Field’s First Fruits of 1819 was then not just the first book of poetry. It was also the first clear and definitive work of non-convict poetry in the colony. Here, the phenomenon of romantic authorship is decisive. When Field titled the first poem in his little book ‘Botany-Bay Flowers,’ for instance, that name in 1819 signified a rupture and a return. It was a rupture with the fact of the penal colony and what would perhaps not-quite-yet be able to be poetically named its fleurs du mal, its criminal population. It was a return to the inspiration for Cook’s name itself: the lush profusion of extraordinary natural flora that so excited Banks and Solander at the site. The title said no to the particular circumstances of settlement while saying yes to the untrammelled natural profusion of a truly strange and estranging place. While it may well have been impossible for Field’s intervention entirely to expunge the residues of criminality from Botany Bay, it was surely just as impossible that the active presence of the original inhabitants be simply ignored or repressed. Field’s self-set poetic task was complex. To become a modern nation, Australia had to be constituted as neither natural nor criminal. And it had simultaneously to avoid the threat of revolution as exemplified by America and France.

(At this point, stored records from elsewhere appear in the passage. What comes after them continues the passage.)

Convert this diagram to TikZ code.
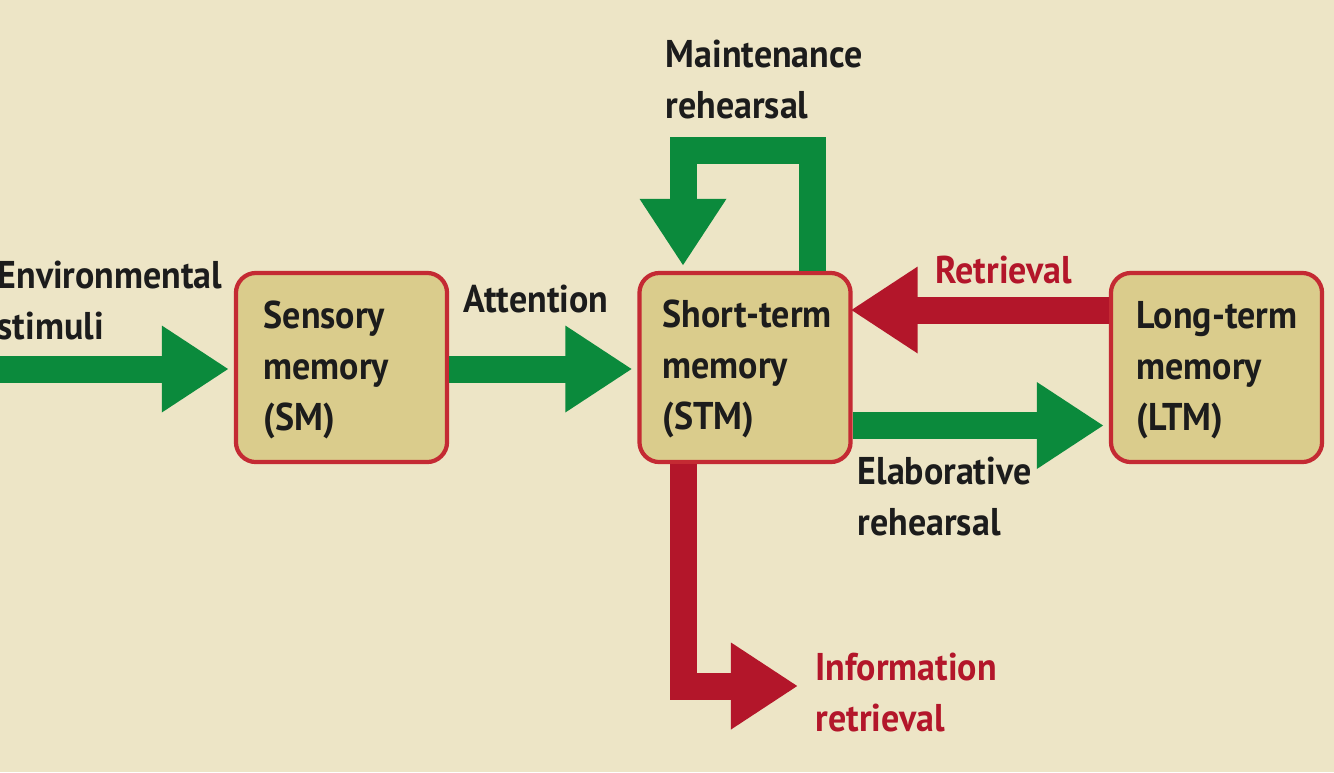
\documentclass[tikz,border=0pt]{standalone}
\usepackage{fontspec}
\setmainfont{PT Sans}[FakeStretch=0.93]
\usetikzlibrary{arrows.meta,calc}
\definecolor{bg}{HTML}{EDE5C6}
\definecolor{boxfill}{HTML}{DACC8C}
\definecolor{boxred}{HTML}{C42A33}
\definecolor{agreen}{HTML}{0B8A3C}
\definecolor{ared}{HTML}{B3162A}
\definecolor{ink}{HTML}{1C1C1C}
\tikzset{
  memb/.style={draw=boxred, fill=boxfill, line width=1.2pt, rounded corners=0.2cm,
    minimum width=2.11cm, minimum height=1.89cm, inner sep=0pt},
  lbl/.style={align=left, inner sep=0pt, text=ink},
  rlbl/.style={align=left, inner sep=0pt, text=ared},
  bigarrow/.style={line width=0.27cm, miter limit=10, -{Triangle[length=0.67cm,width=0.82cm]}},
  garrow/.style={bigarrow, draw=agreen},
  rarrow/.style={bigarrow, draw=ared},
}
\begin{document}
\begin{tikzpicture}[x=0.01cm,y=-0.01cm,font=\fontsize{11}{14.5}\selectfont\bfseries]
\fill[bg] (0,0) rectangle (1334,772);
\useasboundingbox (0,0) rectangle (1334,772);

\node[memb] (sm)  at (341.5,367.5) {};
\node[memb] (stm) at (745,367.5) {};
\node[memb] (ltm) at (1216.5,367.5) {};

% multi-line nodes: base anchor = baseline of last line
\node[lbl, anchor=base west] (smt)  at (263,430)  {Sensory\\memory\\(SM)};
\node[lbl, anchor=base west] (stmt) at (662,429)  {Short-term\\memory\\(STM)};
\node[lbl, anchor=base west] (ltmt) at (1136,430) {Long-term\\memory\\(LTM)};

\node[lbl, anchor=base west] (env)  at (-3,339) {Environmental\\stimuli};
\node[lbl, anchor=base west] (att)  at (463,312) {Attention};
\node[lbl, anchor=base west] (mr)   at (665,118)  {Maintenance\\rehearsal};
\node[rlbl, anchor=base west] (ret) at (935,283) {Retrieval};
\node[lbl, anchor=base west] (er)   at (857,535) {Elaborative\\rehearsal};
\node[rlbl, anchor=base west] (ir)  at (815,731) {Information\\retrieval};

\coordinate (envstart) at (-10,369);
\coordinate (mtop) at (812,150);
\coordinate (mleft) at (683,150);
\coordinate (irend) at (798,686);

% environmental stimuli -> SM
\draw[garrow, shorten >=0.05cm] (envstart) -- (sm.west |- envstart);
% attention
\draw[garrow, shorten >=0.05cm] (sm.east |- envstart) -- (stm.west |- envstart);
% maintenance rehearsal loop
\draw[garrow, shorten >=0.05cm] (stm.north -| mtop) -- (mtop) -- (mleft) -- (stm.north -| mleft);
% retrieval
\draw[rarrow, shorten >=-0.02cm] ($(ltm.west)+(0,-57.5)$) -- ($(stm.east)+(0,-57.5)$);
% elaborative rehearsal
\draw[garrow, shorten >=0.05cm] ($(stm.east)+(0,58)$) -- ($(ltm.west)+(0,58)$);
% information retrieval
\draw[rarrow] (stm.south -| mleft) -- (mleft |- irend) -- (irend);
\end{tikzpicture}
\end{document}
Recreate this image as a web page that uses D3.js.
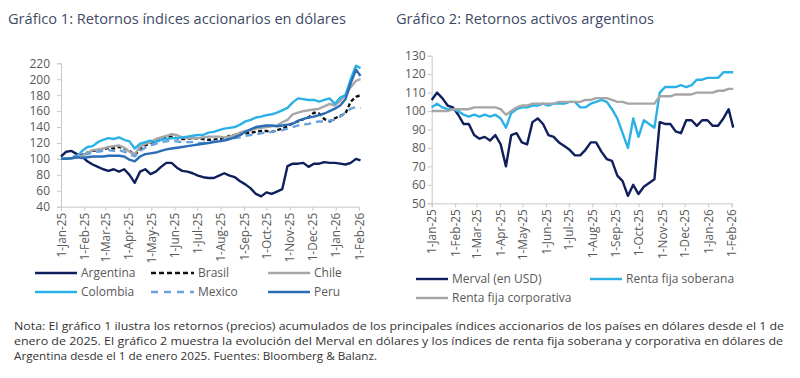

On Wednesday 20 March 1822, Field – who fully orchestrated the event – led the new Governor Thomas Brisbane and members of the Philosophical Society of Australasia (a society that he had himself founded) down to the rocks at the south head of Botany Bay, where they enjoyed a meal before a brass tablet authored by the Society (that is to say, by Field) was soldered to the rocks, and the assembled luminaries drank a toast to Joseph Banks and James Cook. The tablet, shown in Figure 6, commemorated the ‘discovery’ of ‘these shores’ by Cook and Banks some fifty years prior: ‘this spot once saw them ardent in the pursuit of knowledge.’1 When Field reissued his book First Fruits the following year, it contained four new poems, including two sonnets, themselves clearly paired and emblematic, which had been written expressly to accompany the tablet. Field’s tablet/sonnet assemblage was, like the Wedgwood-Darwin medallion/poem assemblage, a kind of multimedia artwork that coupled a site-specific installation with the placelessness of print poetry. And the verbal images presented by the sonnets refer quite clearly to the visual images on the Wedgwood Medal and the Great Seal. Those visual images, however, in being taken up in the poems, were handled in such a way as to transform their scope and operations.

Figure 6: Field’s tablet, Inscription Point, Kurnell, 2021.

The two sonnets in Field’s second edition are highly reflexive poems about the real act of memorialisation that they describe and accompany. The first sonnet is a retrospective reimagining of the act of conquest itself, deploying such oppositions as gun v. spear, white v. black, wood v. brass; the second is a time-travel fantasia imagining what Banks and Cook might feel were they to be posthumously present at the act of memorialisation orchestrated in 1822 by Field.

  1. Ford & Clemens, Barron Field, pp. 135-136.